President Barack Obama took the pulpit Tuesday night with his usual confidence. Obama highlighted the progress America had made this past year and set forth his agenda for the progress he would like to make in the upcoming year.

“Let’s make this a year of action. That’s what most Americans want: for all of us in this chamber to focus on their lives, their hopes, their aspirations,” Obama said.

While Obama promised this would be a year of action, not all of Boise State was convinced.

Justin Vaughn, assistant professor of political science and presidential scholar, was not entirely convinced of the president’s ability to take action.

“Despite his efforts to communicate that there will be some kind of action, I wouldn’t anticipate a lot of anything happening,” Vaughn said.

Obama claimed to take solitary action on policies he was passionate about such as income inequality, wages, jobs and the U.S. middle class.

“Wherever and whenever I can take steps without legislation to expand opportunity for more American families, that’s what I’m going to do,” Obama said.

Vaughn was doubtful the promise of unilateral action would occur.

“He’s been promising unilateral actions for six years now. He doesn’t have to wait, he could do them any time. He keeps threatening and they tend not to emerge,” Vaughn said. “Will they happen this time? I don’t know.”

While Vaughn was skeptical Obama would even use his executive order, David Adler, director of the Andrus Center for Public Policy and presidential scholar, was concerned some Americans may have misunderstood what the president meant.

“It’s a powerful claim that he might use his executive order to move things along. It offended some in Congress who probably misunderstood that limited claim was a broader claim that he was now going to resort to unilateral action and encroach upon congressional authority,” Adler said.  “He was merely claiming to act within his scope of authority.”

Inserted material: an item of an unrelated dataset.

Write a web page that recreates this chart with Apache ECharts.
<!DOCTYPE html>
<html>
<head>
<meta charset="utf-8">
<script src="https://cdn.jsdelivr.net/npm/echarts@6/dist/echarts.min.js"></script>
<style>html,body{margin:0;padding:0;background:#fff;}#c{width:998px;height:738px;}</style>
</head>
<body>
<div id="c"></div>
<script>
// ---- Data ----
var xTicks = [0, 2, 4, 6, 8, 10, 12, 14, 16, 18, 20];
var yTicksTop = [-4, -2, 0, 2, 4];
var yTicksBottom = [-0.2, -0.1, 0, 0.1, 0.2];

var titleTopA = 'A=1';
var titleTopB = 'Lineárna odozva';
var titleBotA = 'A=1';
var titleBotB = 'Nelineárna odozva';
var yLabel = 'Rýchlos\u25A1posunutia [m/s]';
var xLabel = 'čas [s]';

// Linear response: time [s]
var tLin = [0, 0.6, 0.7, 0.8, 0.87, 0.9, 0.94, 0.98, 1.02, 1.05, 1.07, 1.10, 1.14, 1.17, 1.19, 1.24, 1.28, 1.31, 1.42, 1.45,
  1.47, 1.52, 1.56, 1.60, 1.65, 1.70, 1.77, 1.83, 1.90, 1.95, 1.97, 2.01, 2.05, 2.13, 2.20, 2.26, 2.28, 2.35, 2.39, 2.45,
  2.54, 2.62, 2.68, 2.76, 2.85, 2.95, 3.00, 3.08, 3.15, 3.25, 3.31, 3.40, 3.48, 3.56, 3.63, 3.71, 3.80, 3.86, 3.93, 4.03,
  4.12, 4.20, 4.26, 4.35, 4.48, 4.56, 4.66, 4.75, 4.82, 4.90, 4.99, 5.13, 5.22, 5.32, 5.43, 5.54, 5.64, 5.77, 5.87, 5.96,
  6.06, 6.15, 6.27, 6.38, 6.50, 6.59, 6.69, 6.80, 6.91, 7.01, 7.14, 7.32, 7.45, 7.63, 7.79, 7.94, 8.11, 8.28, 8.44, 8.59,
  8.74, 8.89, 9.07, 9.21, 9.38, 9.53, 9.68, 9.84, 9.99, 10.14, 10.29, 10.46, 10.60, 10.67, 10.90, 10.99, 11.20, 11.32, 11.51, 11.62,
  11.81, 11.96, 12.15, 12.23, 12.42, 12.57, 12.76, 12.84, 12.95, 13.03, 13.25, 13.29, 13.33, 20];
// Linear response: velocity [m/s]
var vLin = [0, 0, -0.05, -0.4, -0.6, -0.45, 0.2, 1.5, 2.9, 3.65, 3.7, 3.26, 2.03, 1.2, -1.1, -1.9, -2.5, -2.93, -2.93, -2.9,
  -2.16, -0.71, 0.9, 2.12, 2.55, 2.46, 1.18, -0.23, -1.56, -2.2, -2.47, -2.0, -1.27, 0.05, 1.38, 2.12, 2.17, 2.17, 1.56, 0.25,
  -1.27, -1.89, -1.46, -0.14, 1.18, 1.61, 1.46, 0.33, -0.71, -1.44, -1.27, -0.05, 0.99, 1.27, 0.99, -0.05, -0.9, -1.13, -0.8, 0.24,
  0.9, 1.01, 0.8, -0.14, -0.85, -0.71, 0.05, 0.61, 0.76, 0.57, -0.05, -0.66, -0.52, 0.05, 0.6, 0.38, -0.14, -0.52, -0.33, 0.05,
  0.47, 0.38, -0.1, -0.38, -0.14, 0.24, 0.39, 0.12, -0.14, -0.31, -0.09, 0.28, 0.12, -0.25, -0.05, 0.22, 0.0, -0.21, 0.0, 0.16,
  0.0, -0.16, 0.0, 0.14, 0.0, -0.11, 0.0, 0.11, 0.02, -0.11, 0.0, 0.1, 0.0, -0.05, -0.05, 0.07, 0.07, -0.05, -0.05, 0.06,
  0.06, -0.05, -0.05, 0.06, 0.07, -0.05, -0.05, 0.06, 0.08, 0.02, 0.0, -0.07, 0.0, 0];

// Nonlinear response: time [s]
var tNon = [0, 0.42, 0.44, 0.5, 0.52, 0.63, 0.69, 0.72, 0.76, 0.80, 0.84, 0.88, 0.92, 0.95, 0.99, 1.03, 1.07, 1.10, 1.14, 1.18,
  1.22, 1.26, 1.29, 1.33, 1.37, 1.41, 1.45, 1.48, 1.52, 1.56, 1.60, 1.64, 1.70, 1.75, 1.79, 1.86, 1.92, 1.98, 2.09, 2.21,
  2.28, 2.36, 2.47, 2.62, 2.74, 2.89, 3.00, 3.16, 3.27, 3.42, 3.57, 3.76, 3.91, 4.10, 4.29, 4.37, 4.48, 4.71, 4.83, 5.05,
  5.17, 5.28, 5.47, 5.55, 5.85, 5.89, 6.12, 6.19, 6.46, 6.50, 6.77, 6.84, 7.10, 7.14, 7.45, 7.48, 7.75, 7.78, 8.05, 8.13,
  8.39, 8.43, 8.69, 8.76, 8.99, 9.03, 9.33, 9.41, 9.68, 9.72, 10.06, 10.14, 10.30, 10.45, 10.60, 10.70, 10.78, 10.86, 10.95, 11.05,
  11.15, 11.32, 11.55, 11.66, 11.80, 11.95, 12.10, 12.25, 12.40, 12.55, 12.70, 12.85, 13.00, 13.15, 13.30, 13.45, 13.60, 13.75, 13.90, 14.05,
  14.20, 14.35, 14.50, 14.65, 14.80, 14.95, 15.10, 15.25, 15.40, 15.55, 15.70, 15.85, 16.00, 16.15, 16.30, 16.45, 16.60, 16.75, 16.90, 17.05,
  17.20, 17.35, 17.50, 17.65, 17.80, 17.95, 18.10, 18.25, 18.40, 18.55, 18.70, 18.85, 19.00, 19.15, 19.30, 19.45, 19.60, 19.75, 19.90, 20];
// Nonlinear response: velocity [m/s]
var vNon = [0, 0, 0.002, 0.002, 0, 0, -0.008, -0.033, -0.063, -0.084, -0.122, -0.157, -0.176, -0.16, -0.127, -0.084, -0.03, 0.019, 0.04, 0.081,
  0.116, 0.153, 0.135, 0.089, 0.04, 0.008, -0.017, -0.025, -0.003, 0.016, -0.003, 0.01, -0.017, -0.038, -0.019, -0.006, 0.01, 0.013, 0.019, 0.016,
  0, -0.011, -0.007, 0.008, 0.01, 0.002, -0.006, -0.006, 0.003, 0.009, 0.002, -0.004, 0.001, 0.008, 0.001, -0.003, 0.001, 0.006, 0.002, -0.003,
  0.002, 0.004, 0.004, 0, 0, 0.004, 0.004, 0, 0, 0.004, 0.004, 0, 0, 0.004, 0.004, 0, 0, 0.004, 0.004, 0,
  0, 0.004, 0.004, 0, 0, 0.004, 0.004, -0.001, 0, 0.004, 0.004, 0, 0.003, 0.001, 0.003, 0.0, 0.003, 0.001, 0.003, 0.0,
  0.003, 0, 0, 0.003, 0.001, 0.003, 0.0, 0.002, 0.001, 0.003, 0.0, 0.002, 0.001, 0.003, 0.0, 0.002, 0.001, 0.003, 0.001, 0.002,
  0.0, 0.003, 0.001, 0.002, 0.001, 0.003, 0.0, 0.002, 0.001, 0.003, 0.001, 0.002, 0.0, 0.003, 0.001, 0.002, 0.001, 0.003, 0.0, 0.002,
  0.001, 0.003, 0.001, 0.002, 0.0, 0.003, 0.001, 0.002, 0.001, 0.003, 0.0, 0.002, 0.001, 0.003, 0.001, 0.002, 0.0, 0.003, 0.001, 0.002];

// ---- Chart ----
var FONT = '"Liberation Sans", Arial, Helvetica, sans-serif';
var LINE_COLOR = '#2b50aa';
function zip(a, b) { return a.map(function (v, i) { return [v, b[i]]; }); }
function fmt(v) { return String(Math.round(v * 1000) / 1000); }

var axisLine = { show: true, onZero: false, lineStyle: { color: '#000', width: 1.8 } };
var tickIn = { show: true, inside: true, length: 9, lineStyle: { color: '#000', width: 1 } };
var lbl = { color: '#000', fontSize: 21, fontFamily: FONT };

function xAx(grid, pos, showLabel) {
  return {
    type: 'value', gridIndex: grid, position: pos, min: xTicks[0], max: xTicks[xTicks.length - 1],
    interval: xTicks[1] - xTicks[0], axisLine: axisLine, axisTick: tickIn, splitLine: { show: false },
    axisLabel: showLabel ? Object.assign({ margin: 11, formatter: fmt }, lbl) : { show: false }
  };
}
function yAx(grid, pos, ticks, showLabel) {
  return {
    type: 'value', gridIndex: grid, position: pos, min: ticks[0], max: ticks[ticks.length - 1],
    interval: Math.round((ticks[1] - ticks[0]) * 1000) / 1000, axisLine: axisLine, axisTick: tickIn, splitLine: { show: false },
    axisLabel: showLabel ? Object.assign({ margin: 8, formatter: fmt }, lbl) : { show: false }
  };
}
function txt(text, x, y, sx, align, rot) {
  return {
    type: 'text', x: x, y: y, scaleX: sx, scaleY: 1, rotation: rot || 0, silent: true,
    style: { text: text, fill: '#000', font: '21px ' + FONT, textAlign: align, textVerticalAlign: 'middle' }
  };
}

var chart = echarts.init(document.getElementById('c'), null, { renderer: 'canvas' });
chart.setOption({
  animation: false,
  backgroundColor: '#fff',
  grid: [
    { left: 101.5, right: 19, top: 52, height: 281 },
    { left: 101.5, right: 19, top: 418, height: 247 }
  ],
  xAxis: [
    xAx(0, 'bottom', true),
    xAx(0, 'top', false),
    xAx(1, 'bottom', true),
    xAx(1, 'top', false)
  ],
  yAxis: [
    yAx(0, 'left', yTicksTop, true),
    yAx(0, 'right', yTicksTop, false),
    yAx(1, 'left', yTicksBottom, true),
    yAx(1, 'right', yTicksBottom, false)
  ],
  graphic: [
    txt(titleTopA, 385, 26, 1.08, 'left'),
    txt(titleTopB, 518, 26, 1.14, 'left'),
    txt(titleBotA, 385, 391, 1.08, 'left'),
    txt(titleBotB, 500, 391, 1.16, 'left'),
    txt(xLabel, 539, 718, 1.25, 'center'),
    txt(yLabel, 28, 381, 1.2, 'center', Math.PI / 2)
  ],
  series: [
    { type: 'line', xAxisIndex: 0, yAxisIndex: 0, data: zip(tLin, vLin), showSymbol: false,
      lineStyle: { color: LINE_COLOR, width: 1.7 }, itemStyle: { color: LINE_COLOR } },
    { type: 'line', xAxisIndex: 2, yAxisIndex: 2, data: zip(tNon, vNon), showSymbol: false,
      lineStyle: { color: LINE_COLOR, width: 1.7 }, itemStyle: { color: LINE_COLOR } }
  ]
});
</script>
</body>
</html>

Adler went on to explain that some people might be concerned that Obama was overstepping his boundaries.

“People can differ on whether or not he is exercising authority not granted to his office, but it doesn’t seem to me he is claiming authority to act beyond his limited power to use executive orders,” Adler said.

According to Adler, the State of the Union was a success for Obama and served the Democratic party well.

“It was a political success for President Obama because he was able to cover a lot of political landscape. He was able to call for the hike of  minimum wage. It will be a very popular position,” Adler said.

Vaughn disagreed, stating he was disappointed in the lack of detail in the speech and wished Obama highlighted more specific issues.

“I was interested that he didn’t talk much about gun control. It was such a major aspect of his 2013 speech, so that surprised me. He also didn’t hit the inequality theme as hard as I thought he would,” Vaughn said. “Oh, and drugs. He didn’t talk much about drugs. Marijuana has been in the news lately and I don’t think he even mentioned it.”

Vaughn went on to justify why the president might not focus on marijuana legalization.

“I’m not surprised he didn’t talk about drugs more because it’s not going to endear him to many people—but it is a real issue right now. This was a way for him to have his voice heard on this but he chose not to say anything,” Vaughn said.

Media outlets broadcast the speech live while adding commentary and statistics. Some organizations chose to highlight how many Supreme Court justices attended and who Michelle Obama’s guest was. Among other things, some channels had a live feed of tweets about the SOTU.

Vaughn thinks the SOTU has turned into more of a social event than a political one.

“At one point the SOTU was like the Super Bowl. Now it’s more like the Pro Bowl,” Vaughn said. “In the Pro Bowl, they’re throwing balls, they’re tackling and making plays but no one wants to get hurt in the Pro Bowl.”